The air cargo industry is expecting to face capacity shortages when a Covid-19 vaccine is developed and needs transporting around the world, according to an Air Cargo News survey.
The survey found that 50% of the industry is expecting to face capacity shortages in “certain areas” when a vaccine is released.
And while this will cause concern for shippers, forwarders and airlines, the majority of respondents did not go as far as saying there would be a “major” capacity shortage, with 27% of respondents expecting this more serious scenario.
Meanwhile, 10% of respondents said they expected there to be easily enough capacity and 13% said there should just about be enough cargo space.
In respondent comments, it was pointed out that capacity is already under pressure given the grounding of passenger operations and the sudden and urgent demand would only exacerbate the situation.
Other more optimistic participants said that there was plenty of latent capacity on the ground – passenger aircraft – that could be reactivated to meet a surge in demand.
However, others pointed out re-activating passenger aircraft would depend on pricing and whether carriers can do so at a profitable level.
Others pointed out that the volume of vaccines will be less than the amount of PPE that needed to be transported around the world earlier in the year, a task the airlines were largely able to meet, although there was a capacity shortage out of China and rapid increase in rates from Asia Pacific.
Another responder felt that a vaccine release would not happen in a single transaction and added there would be a coordinated approach with a geographic spread. This should help avoid a sudden surge.
Others pointed out that there could be pinch points when it comes to temperature controlled infrastructure, in terms of storage, aircraft capability and ULDs.
These concerns were reflected in the second survey question: Asked what the main pinch points would be, 75% of respondents (allowed to select more than one option) felt that there would issues around temperature controlled airfreight capacity.

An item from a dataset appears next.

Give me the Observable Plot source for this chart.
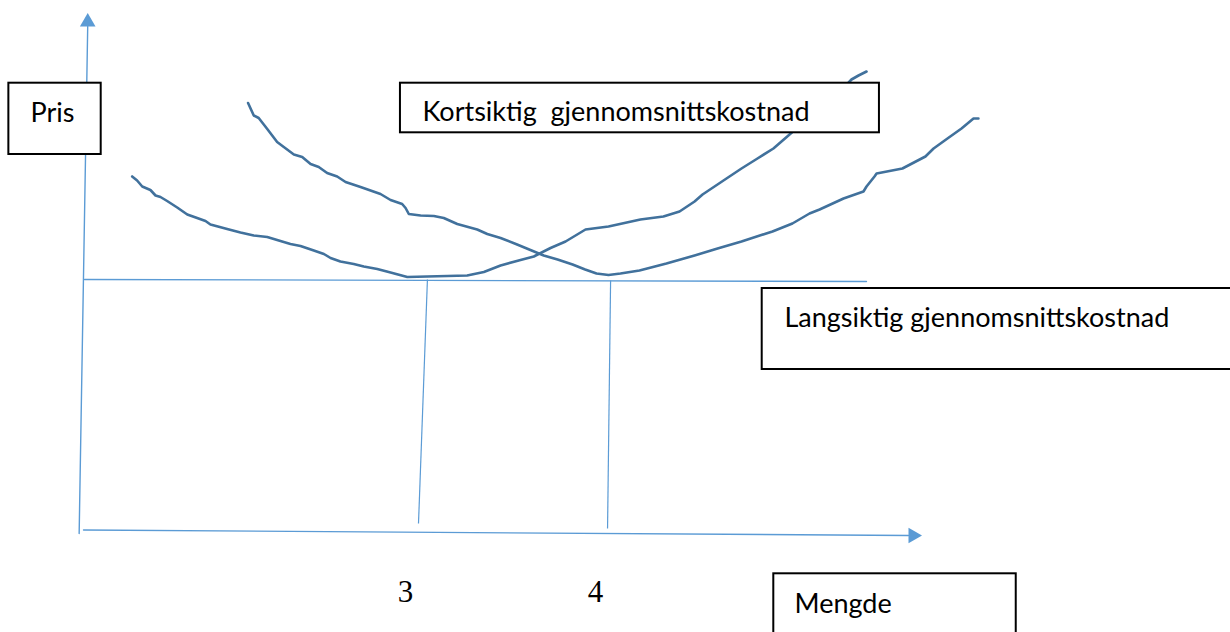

This was just ahead of pharma handling capacity, which 71% of participants felt would be an issue, while 46% felt that airfreight capacity in general was a concern.
There were also plenty of respondents that said some regions would be affected more than others.
To the question, which region will face the greatest Covid-19 vaccine supply chain issues, 74% of respondents (allowed to pick more than one region) felt there would issues in Africa, just ahead of South America with 57%, the Indian subcontinent with 45% and Central America with 38%.
One respondent said that there was limited airport infrastructure in Africa that could handle the vaccine, name checking Nairobi, Johannesburg and Addis Ababa as the hubs that do have the correct infrastructure.
Another added that cumbersome customs procedures in India and Africa would cause problems.
Poor quality overland transport infrastructure and capacity was also mentioned as something that could cause issues in certain developing nations.
The large Indian population compared with the amount of air cargo capacity was also identified as a reason why it might face issues.